Я знал: студенты идут к Столетову не экзаменоваться, а — резаться; никакое знание, понимание не гарантирует от зареза; в программе экзаменов профессор настроит ряд ужасных засад, которые способны преодолеть смелость, а вовсе не знание; вопросы профессора:
— Отчего блоха прыгать не может? Молчание: двойка.
Надо отвечать:
— От абсолютно гладкой поверхности.
Засада — в каламбуре смешения слов «отчего» и «от чего»; кто поймет «от чего» в смысле «почему», — получит двойку.
Еще вопрос:
— Что будет с градусником, если его выкинуть на мостовую с третьего этажа?
Ответ:
— Разобьется. Двойка.
Надо было анализировать состояние ртутного столба градусника, а не стекло футляра, а тут — каламбур (градусник, как стеклянный инструмент, и градусник, как вместилище ртути).
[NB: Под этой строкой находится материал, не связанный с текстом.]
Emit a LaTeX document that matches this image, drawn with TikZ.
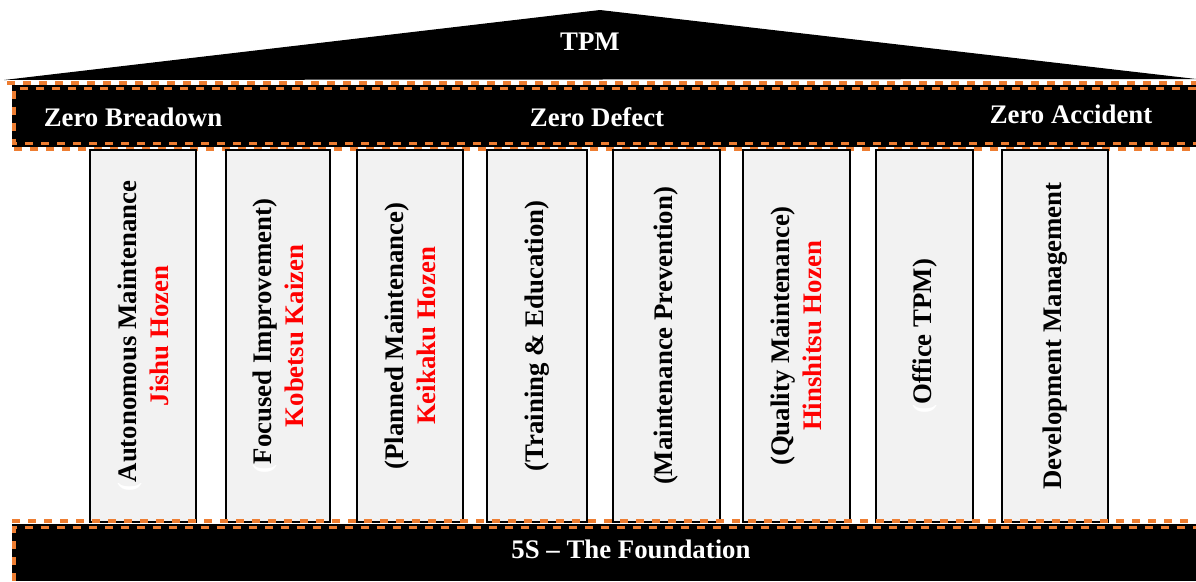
\documentclass[tikz,border=0pt]{standalone}
\usepackage{fontspec}
\setmainfont{Liberation Serif}
\definecolor{dashorange}{HTML}{ED7D31}
\definecolor{pillarfill}{HTML}{F2F2F2}
\definecolor{jpred}{HTML}{FF0000}
\begin{document}
\begin{tikzpicture}[x=1pt,y=-1pt,
  whitetext/.style={text=white,font=\fontsize{26.8}{32}\selectfont\bfseries,inner sep=0pt},
  pillar/.style={draw=black,line width=1.6pt,fill=pillarfill,rotate=90,
    minimum width=372pt,inner sep=0pt,align=center,
    font=\fontsize{26.8}{32}\selectfont\bfseries},
  orangetrim/.style={draw=dashorange,line width=3.2pt,dash pattern=on 8pt off 8pt}]
\useasboundingbox (0,0) rectangle (1196,581);

% roof
\fill[black] (4,80) -- (600,10) -- (1196,79) -- cycle;
\node[whitetext] (tpm) at (590,42) {TPM};

% beam
\fill[black] (12,85) rectangle (1196,147);
\draw[orangetrim] (7,83) -- (1196,83);
\draw[orangetrim] (1196,88.5) -- (14,88.5) -- (14,143.5) -- (1196,143.5);
\draw[orangetrim] (14,149) -- (1196,149);
\node[whitetext] (zb) at (133,117) {Zero Breadown};
\node[whitetext] (zd) at (597,117) {Zero Defect};
\node[whitetext] (za) at (1071,114) {Zero Accident};

% pillars
\node[pillar,minimum height=106pt] (p1) at (143,336)
  {{\color{white}(}Autonomous Maintenance\\{\color{jpred}Jishu Hozen}};
\node[pillar,minimum height=104pt] (p2) at (278,336)
  {{\color{white}(}Focused Improvement)\\{\color{jpred}Kobetsu Kaizen}};
\node[pillar,minimum height=106pt] (p3) at (410,336)
  {(Planned Maintenance)\\{\color{jpred}Keikaku Hozen}};
\node[pillar,minimum height=100pt] (p4) at (537,336)
  {(Training \& Education)};
\node[pillar,minimum height=107pt] (p5) at (666.5,336)
  {(Maintenance Prevention)};
\node[pillar,minimum height=107pt] (p6) at (796.5,336)
  {(Quality Maintenance)\\{\color{jpred}Hinshitsu Hozen}};
\node[pillar,minimum height=97pt] (p7) at (924.5,336)
  {{\color{white}(}Office TPM)};
\node[pillar,minimum height=106pt] (p8) at (1055,336)
  {Development Management};

% foundation
\fill[black] (12,524) rectangle (1196,581);
\draw[orangetrim] (12,521) -- (1196,521);
\draw[orangetrim] (14,581) -- (14,527.5) -- (1196,527.5);
\node[whitetext] (fd) at (631,549) {5S -- The Foundation};
\end{tikzpicture}
\end{document}
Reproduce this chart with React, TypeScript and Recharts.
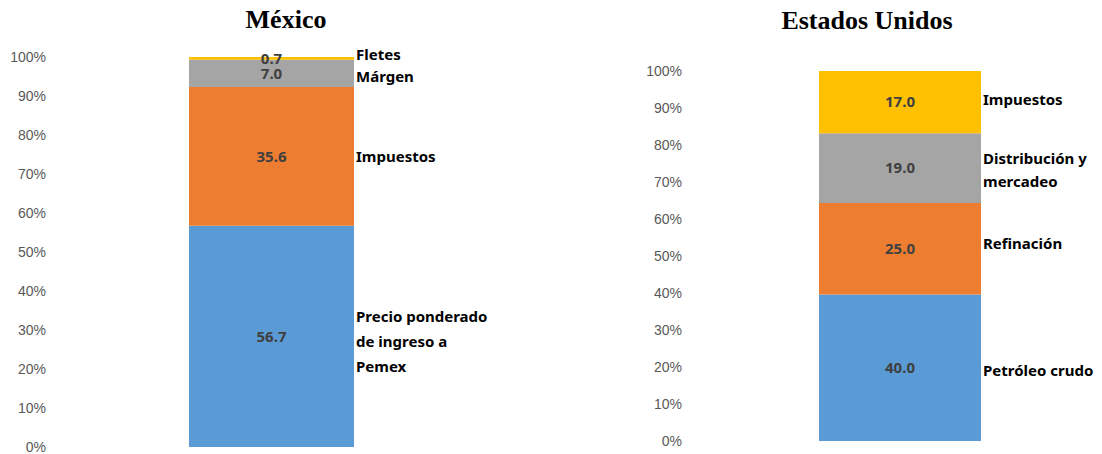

Перед каждым экзаменом Столетов сочинял новые каламбуры, меняя их; и посыпал билет перцем каламбура; не знание предмета, а остроумие и умение смаковать каламбур решали вопрос: «пять», или — «два».
В странном методе экзаменовать сказывалось какое-то тихогрозное юродство в умнице-профессоре.
У нас появлялся Столетов прередко, вполне неожиданно, безо всякого дела; и — не один, а… в сопровождении неизвестного чудака (всегда — нового, потом исчезающего бесследно); приведенная Столетовым к отцу странная личность развертывала веер юродств; а Столетов, бывало, сидит, молчит и зорко наблюдает: впечатление от юродств приведенной им к отцу личности; насладившись зрелищем изумления отца перед показанным ему чудачеством, профессор Столетов удаляется: надолго; и потом — как снег на голову: появляется с новым, никому не известным чудаком.